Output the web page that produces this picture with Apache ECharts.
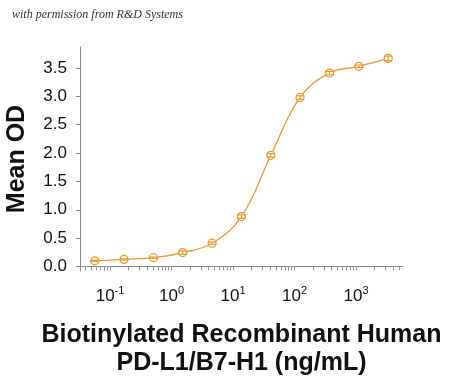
<!DOCTYPE html>
<html>
<head>
<meta charset="utf-8">
<script src="https://cdn.jsdelivr.net/npm/echarts@6.0.0/dist/echarts.min.js"></script>
<style>
html, body { margin: 0; padding: 0; background: #fff; }
#chart { width: 450px; height: 376px; }
</style>
</head>
<body>
<div id="chart"></div>
<script>
// concentration (ng/mL), 3-fold dilution
var conc = [0.0564, 0.169, 0.508, 1.52, 4.57, 13.7, 41.2, 123, 370, 1111, 3333];
var meanOD = [0.10, 0.125, 0.155, 0.245, 0.41, 0.88, 1.96, 2.98, 3.41, 3.53, 3.67];
var errOD = [0.01, 0.01, 0.01, 0.03, 0.02, 0.03, 0.03, 0.03, 0.03, 0.02, 0.04];
var yTicks = [0, 0.5, 1.0, 1.5, 2.0, 2.5, 3.0, 3.5];
var xMajor = [0.1, 1, 10, 100, 1000];

var orange = '#EC982B';
var xMin = 0.0325, xMax = 5800;

var xMinor = [];
for (var d = -2; d <= 3; d++) {
	for (var m = 1; m <= 9; m++) {
		var v = m * Math.pow(10, d);
		if (v >= xMin && v <= xMax) xMinor.push(v);
	}
}

var pts = [];
var bars = [];
for (var i = 0; i < conc.length; i++) {
	pts.push([conc[i], meanOD[i]]);
	bars.push([conc[i], meanOD[i] - errOD[i], meanOD[i] + errOD[i]]);
}

var chart = echarts.init(document.getElementById('chart'));
var option = {
	animation: false,
	graphic: [{
		type: 'text',
		left: 12,
		top: 9,
		style: {
			text: 'with permission from R&D Systems',
			font: 'italic 12px "Liberation Serif"',
			fill: '#333'
		}
	}],
	grid: { left: 80, right: 47, top: 47, bottom: 105, outerBoundsMode: 'none', containLabel: false },
	xAxis: {
		type: 'log',
		logBase: 10,
		min: xMin,
		max: xMax,
		name: 'Biotinylated Recombinant Human\nPD-L1/B7-H1 (ng/mL)',
		nameLocation: 'middle',
		nameGap: 50,
		nameTextStyle: {
			fontFamily: 'Liberation Sans',
			fontWeight: 'bold',
			fontSize: 25,
			lineHeight: 28,
			color: '#111'
		},
		axisLine: { lineStyle: { color: '#888', width: 1 } },
		axisTick: { show: true, length: 4, customValues: xMinor, lineStyle: { color: '#999' } },
		axisLabel: {
			customValues: xMajor,
			margin: 14,
			formatter: function (v) {
				var e = Math.round(Math.log(v) / Math.LN10);
				return '{b|10}{s|' + e + '}';
			},
			rich: {
				b: { fontFamily: 'Liberation Sans', fontSize: 17, color: '#111', verticalAlign: 'bottom', lineHeight: 20 },
				s: { fontFamily: 'Liberation Sans', fontSize: 11, color: '#111', verticalAlign: 'top', lineHeight: 20, padding: [0, 0, 6, 0] }
			}
		},
		splitLine: { show: false },
		minorTick: { show: false }
	},
	yAxis: {
		type: 'value',
		min: -0.08,
		max: 3.87,
		name: 'Mean OD',
		nameLocation: 'middle',
		nameGap: 50,
		nameTextStyle: {
			fontFamily: 'Liberation Sans',
			fontWeight: 'bold',
			fontSize: 25,
			color: '#111'
		},
		axisLine: { show: true, lineStyle: { color: '#888', width: 1 } },
		axisTick: { show: true, length: 4, customValues: yTicks, lineStyle: { color: '#888' } },
		axisLabel: {
			customValues: yTicks,
			margin: 13,
			fontFamily: 'Liberation Sans',
			fontSize: 17,
			color: '#111',
			formatter: function (v) { return v.toFixed(1); }
		},
		splitLine: { show: false }
	},
	series: [
		{
			type: 'line',
			data: pts,
			smooth: 0.4,
			symbol: 'circle',
			symbolSize: 8,
			itemStyle: { color: '#fff', borderColor: orange, borderWidth: 1.3 },
			lineStyle: { color: orange, width: 1.3 },
			z: 3
		},
		{
			type: 'custom',
			data: bars,
			z: 4,
			renderItem: function (params, api) {
				var x = api.value(0);
				var lo = api.coord([x, api.value(1)]);
				var hi = api.coord([x, api.value(2)]);
				var w = 4;
				var st = { stroke: orange, lineWidth: 1.2 };
				return {
					type: 'group',
					children: [
						{ type: 'line', shape: { x1: lo[0], y1: lo[1], x2: hi[0], y2: hi[1] }, style: st },
						{ type: 'line', shape: { x1: lo[0] - w, y1: lo[1], x2: lo[0] + w, y2: lo[1] }, style: st },
						{ type: 'line', shape: { x1: hi[0] - w, y1: hi[1], x2: hi[0] + w, y2: hi[1] }, style: st }
					]
				};
			}
		}
	]
};
chart.setOption(option);
window.addEventListener('resize', function () {
	chart.resize();
});
</script>
</body>
</html>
☆ ☆ ☆ ☆
Write out exactly the lines between the start of the data and the line with "var xMin = 0.0325, xMax = 5800;", including both, but none of the pictures.

Result of this exercise:
Output the web page that produces this picture with Apache ECharts.
<!DOCTYPE html>
<html>
<head>
<meta charset="utf-8">
<script src="https://cdn.jsdelivr.net/npm/echarts@6.0.0/dist/echarts.min.js"></script>
<style>
html, body { margin: 0; padding: 0; background: #fff; }
#chart { width: 450px; height: 376px; }
</style>
</head>
<body>
<div id="chart"></div>
<script>
// concentration (ng/mL), 3-fold dilution
var conc = [0.0564, 0.169, 0.508, 1.52, 4.57, 13.7, 41.2, 123, 370, 1111, 3333];
var meanOD = [0.10, 0.125, 0.155, 0.245, 0.41, 0.88, 1.96, 2.98, 3.41, 3.53, 3.67];
var errOD = [0.01, 0.01, 0.01, 0.03, 0.02, 0.03, 0.03, 0.03, 0.03, 0.02, 0.04];
var yTicks = [0, 0.5, 1.0, 1.5, 2.0, 2.5, 3.0, 3.5];
var xMajor = [0.1, 1, 10, 100, 1000];

var orange = '#EC982B';
var xMin = 0.0325, xMax = 5800;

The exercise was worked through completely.